### [Instructions to follow]
Exactly as written, write out the lines below from the first to the one containing "import plotly.graph_objects as go", inclusive. Pictures do not belong in the copy.

▼▼▼

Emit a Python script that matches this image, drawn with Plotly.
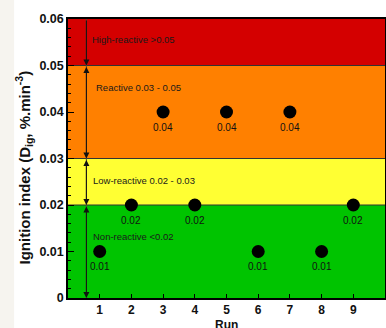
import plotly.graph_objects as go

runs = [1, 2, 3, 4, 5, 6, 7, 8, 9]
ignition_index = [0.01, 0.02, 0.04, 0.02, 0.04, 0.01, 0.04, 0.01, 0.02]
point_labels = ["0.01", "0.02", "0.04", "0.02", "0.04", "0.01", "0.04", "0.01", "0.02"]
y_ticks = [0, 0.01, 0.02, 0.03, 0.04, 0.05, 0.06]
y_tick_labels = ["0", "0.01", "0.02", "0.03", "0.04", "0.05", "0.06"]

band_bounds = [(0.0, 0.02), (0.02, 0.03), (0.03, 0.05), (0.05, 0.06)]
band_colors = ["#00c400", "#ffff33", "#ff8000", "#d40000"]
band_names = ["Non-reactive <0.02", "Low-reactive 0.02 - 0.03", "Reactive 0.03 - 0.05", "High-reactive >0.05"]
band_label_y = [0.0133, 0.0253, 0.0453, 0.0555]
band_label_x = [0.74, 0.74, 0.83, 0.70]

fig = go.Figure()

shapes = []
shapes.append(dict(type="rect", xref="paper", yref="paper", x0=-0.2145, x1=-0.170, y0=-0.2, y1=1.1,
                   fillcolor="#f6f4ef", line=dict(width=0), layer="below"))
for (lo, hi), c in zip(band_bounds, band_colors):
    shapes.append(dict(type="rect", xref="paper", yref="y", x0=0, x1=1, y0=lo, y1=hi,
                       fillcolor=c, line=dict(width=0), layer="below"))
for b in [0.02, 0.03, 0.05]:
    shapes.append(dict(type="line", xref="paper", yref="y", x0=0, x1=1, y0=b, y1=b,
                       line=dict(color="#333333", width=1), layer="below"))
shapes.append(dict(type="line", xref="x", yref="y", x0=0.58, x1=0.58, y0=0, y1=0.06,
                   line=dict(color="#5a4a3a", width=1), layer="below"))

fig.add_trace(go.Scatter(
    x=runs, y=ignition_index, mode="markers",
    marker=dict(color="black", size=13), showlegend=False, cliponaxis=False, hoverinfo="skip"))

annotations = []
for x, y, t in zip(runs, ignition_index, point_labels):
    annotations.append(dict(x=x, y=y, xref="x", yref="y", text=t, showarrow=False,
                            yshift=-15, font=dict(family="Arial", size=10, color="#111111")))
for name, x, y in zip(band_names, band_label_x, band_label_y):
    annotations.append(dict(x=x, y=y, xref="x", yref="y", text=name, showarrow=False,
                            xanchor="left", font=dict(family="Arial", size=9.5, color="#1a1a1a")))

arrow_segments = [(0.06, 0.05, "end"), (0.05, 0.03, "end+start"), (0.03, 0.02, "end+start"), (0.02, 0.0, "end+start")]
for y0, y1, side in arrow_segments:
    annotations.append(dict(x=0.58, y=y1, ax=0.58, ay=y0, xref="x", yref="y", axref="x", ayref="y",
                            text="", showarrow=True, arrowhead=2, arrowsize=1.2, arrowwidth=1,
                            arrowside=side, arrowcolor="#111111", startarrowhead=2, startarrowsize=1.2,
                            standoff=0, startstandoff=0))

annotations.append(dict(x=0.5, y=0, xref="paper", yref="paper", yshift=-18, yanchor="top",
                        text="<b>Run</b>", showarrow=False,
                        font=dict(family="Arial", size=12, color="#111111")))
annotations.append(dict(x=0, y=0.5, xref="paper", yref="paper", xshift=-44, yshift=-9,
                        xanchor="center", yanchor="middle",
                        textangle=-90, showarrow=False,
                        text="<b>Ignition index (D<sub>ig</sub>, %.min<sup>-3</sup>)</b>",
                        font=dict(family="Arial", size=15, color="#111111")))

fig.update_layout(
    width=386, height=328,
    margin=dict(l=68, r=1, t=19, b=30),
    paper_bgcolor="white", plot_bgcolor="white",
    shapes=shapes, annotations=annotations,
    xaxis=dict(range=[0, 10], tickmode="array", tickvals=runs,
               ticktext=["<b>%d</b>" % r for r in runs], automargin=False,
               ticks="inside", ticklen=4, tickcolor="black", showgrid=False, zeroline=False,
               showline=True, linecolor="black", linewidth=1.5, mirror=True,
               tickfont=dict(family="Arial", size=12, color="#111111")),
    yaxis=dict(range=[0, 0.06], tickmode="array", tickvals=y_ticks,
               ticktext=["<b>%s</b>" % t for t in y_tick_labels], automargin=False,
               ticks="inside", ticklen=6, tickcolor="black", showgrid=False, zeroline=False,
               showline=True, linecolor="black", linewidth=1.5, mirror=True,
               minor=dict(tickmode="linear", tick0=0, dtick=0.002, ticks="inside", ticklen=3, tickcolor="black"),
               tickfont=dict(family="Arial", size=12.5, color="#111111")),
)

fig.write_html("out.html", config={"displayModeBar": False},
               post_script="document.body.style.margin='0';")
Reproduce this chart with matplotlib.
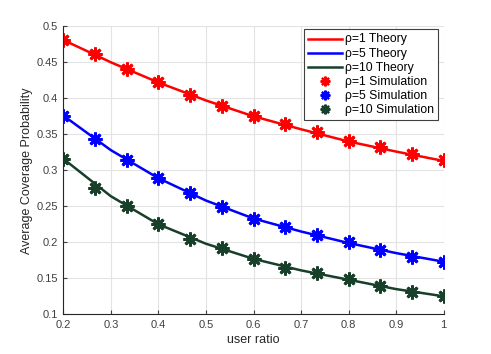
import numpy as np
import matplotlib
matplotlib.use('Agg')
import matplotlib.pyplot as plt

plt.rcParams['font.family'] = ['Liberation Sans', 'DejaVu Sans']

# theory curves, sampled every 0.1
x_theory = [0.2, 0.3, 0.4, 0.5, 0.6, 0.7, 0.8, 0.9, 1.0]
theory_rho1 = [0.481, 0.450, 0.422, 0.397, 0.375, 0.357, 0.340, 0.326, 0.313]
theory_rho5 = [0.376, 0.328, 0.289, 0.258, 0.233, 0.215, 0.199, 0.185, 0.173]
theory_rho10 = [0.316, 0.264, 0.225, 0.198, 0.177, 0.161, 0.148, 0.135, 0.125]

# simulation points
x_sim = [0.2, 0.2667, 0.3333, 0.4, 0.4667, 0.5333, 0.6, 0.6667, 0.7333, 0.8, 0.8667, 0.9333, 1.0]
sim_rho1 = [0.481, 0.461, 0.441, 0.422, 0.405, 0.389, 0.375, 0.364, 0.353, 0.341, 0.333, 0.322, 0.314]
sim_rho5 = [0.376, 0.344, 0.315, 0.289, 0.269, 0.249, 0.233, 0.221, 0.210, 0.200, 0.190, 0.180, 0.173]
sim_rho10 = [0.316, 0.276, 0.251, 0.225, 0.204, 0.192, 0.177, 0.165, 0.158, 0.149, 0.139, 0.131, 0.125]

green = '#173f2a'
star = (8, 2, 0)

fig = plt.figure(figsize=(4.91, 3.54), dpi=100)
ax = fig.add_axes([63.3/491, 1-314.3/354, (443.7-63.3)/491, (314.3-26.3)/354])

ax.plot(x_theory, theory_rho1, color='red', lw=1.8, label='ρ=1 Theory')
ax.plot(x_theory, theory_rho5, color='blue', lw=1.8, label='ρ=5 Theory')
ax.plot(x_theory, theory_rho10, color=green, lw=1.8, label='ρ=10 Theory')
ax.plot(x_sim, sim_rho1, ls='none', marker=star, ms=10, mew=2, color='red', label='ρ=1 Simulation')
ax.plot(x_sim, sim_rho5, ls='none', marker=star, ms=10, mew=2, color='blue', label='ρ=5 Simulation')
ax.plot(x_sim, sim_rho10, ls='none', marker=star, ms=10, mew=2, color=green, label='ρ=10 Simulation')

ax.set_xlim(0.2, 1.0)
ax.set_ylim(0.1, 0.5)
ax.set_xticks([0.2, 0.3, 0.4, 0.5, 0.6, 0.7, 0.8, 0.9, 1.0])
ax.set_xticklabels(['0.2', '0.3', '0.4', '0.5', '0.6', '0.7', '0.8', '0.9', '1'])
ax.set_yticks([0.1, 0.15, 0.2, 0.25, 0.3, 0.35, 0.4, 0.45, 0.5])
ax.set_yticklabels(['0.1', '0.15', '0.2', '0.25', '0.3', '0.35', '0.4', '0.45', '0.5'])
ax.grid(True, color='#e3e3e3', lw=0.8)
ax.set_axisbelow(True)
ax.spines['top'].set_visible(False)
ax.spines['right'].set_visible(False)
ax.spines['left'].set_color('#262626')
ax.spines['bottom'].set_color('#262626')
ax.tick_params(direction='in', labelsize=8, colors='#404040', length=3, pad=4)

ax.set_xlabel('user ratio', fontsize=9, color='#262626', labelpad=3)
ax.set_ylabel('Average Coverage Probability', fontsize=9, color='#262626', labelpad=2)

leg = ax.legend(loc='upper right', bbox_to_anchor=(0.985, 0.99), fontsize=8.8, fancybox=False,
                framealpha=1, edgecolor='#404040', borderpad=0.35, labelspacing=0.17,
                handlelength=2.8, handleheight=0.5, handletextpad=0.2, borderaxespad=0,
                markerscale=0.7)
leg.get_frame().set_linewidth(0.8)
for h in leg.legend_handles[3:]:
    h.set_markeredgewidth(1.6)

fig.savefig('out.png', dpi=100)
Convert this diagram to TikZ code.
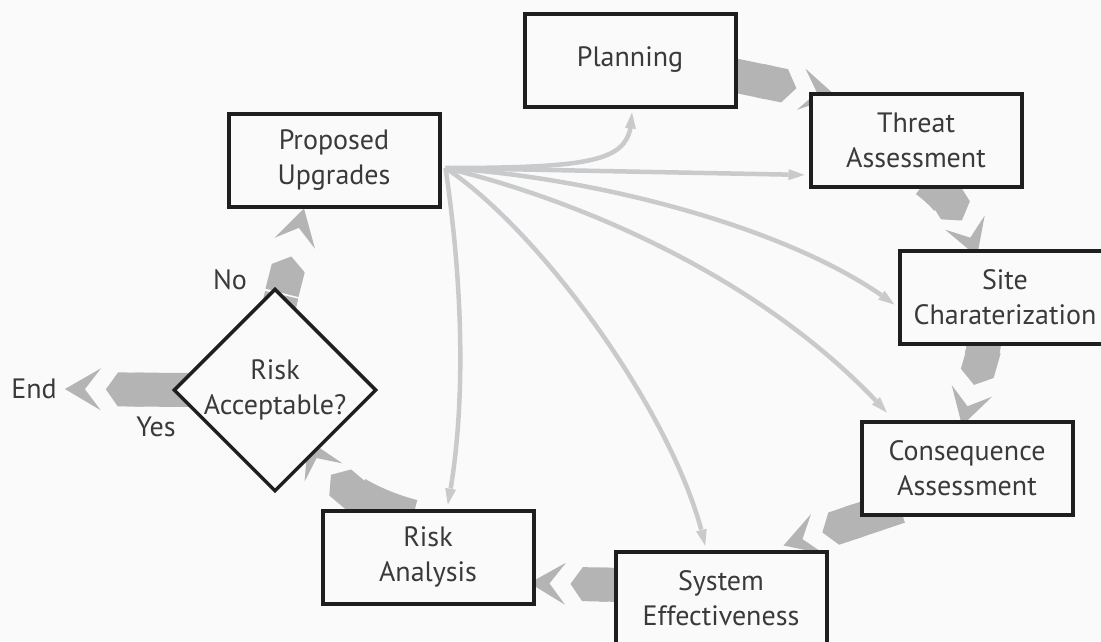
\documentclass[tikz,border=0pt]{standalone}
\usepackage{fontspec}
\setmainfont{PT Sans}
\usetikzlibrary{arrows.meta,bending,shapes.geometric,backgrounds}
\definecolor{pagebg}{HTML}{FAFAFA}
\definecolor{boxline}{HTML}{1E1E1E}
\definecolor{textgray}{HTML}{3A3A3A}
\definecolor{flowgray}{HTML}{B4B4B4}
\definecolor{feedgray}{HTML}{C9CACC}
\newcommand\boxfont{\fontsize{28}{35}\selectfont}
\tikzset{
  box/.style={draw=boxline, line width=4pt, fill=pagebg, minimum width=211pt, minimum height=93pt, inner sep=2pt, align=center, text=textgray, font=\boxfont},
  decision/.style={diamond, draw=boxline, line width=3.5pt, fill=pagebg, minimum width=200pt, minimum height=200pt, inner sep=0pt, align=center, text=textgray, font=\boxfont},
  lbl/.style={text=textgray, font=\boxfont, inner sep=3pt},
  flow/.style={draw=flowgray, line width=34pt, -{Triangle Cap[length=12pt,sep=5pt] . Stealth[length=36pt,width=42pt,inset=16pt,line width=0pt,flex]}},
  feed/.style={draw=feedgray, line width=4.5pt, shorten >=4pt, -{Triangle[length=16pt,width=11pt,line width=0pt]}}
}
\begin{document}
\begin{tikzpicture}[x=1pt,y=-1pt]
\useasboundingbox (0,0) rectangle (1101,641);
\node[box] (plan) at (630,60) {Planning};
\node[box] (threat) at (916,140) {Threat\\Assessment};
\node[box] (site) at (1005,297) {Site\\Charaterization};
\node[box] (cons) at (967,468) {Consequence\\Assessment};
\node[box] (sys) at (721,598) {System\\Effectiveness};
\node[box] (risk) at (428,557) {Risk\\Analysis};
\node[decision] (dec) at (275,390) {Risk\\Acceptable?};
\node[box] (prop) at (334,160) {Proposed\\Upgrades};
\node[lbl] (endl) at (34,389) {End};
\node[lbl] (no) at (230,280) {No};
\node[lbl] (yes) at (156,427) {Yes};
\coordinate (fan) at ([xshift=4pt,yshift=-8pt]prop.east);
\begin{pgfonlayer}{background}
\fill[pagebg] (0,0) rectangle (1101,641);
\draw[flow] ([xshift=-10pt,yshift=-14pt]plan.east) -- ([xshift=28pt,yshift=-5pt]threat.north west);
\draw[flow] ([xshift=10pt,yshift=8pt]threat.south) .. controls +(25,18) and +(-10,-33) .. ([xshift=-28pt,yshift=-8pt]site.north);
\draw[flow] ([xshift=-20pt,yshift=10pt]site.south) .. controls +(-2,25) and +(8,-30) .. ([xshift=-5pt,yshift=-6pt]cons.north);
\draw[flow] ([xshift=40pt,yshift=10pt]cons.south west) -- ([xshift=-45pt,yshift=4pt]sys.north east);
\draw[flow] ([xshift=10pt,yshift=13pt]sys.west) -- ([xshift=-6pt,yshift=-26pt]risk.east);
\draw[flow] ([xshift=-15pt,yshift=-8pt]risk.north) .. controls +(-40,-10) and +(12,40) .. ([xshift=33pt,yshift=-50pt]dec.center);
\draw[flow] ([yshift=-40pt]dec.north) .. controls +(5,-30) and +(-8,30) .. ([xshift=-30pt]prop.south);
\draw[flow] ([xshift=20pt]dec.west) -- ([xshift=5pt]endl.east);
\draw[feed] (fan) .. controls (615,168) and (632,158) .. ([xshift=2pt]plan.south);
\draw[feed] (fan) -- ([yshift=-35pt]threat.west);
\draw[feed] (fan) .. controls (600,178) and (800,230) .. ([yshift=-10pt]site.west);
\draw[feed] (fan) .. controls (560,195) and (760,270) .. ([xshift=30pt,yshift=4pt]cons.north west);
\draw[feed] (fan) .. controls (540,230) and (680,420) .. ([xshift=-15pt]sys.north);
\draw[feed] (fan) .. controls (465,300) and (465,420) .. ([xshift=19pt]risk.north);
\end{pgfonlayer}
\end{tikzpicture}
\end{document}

▲▲▲

### [Task response]
Emit a Python script that matches this image, drawn with Plotly.
import plotly.graph_objects as go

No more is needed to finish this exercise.